RFLA: A Stealthy Reflected Light Adversarial Attack in the Physical World

TL;DR

This paper introduces RFLA, a stealthy physical adversarial attack using reflected light patterns created with transparent sheets and geometrical shapes, achieving high success rates in digital and physical settings.

Contribution

The paper proposes a novel reflected light attack framework that is highly stealthy and effective in both digital and physical environments, unlike previous conspicuous or weak optical attacks.

Findings

Achieves over 99% success rate across datasets and models.

Effective in physical environments using sunlight or flashlight.

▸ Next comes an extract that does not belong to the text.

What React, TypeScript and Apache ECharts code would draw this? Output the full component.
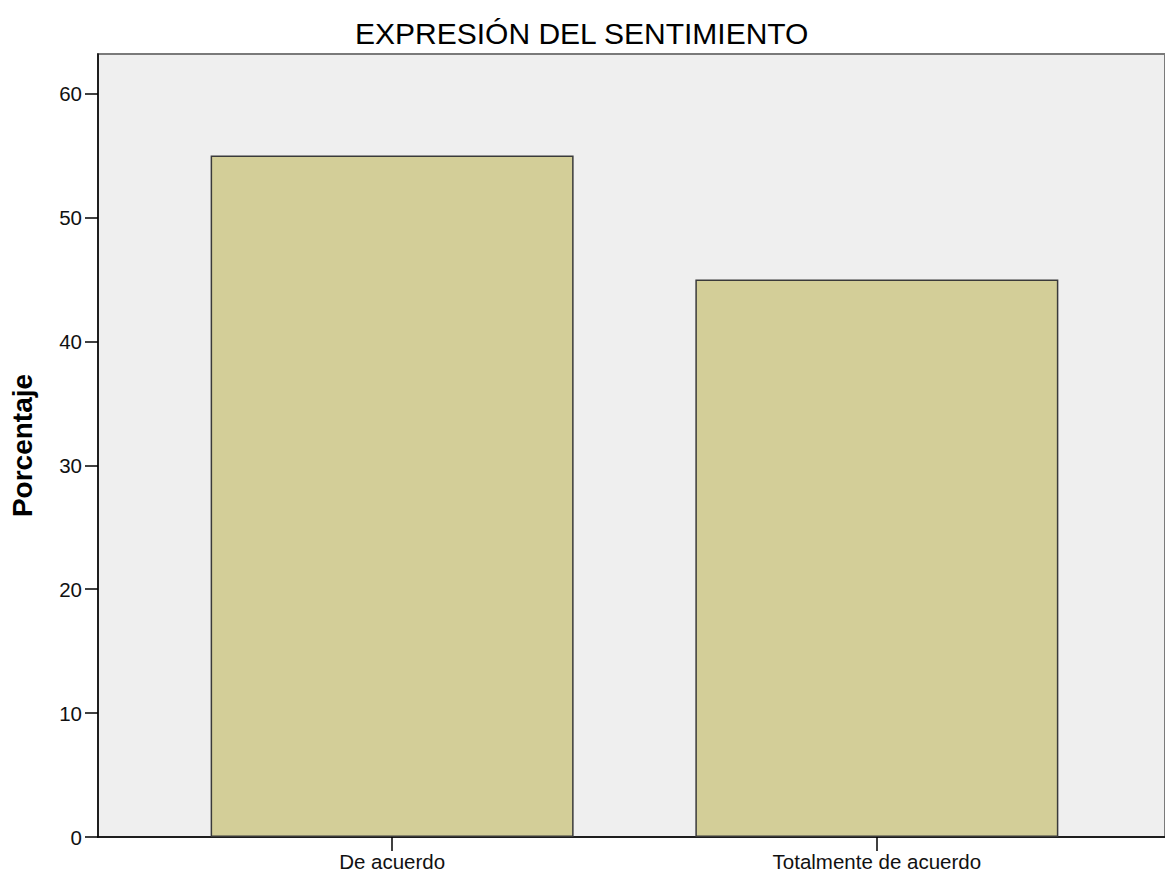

Outperforms existing physical adversarial attack methods.

Abstract

Physical adversarial attacks against deep neural networks (DNNs) have recently gained increasing attention. The current mainstream physical attacks use printed adversarial patches or camouflage to alter the appearance of the target object. However, these approaches generate conspicuous adversarial patterns that show poor stealthiness. Another physical deployable attack is the optical attack, featuring stealthiness while exhibiting weakly in the daytime with sunlight. In this paper, we propose a novel Reflected Light Attack (RFLA), featuring effective and stealthy in both the digital and physical world, which is implemented by placing the color transparent plastic sheet and a paper cut of a specific shape in front of the mirror to create different colored geometries on the target object. To achieve these goals, we devise a general framework based on the circle to model the reflected light on the target object. Specifically, we optimize a circle (composed of a coordinate and radius) to carry various geometrical shapes determined by the optimized angle. The fill color of the geometry shape and its corresponding transparency are also optimized. We extensively evaluate the effectiveness of RFLA on different datasets and models. Experiment results suggest that the proposed method achieves over 99% success rate on different datasets and models in the digital world. Additionally, we verify the effectiveness of the proposed method in different physical environments by using sunlight or a flashlight.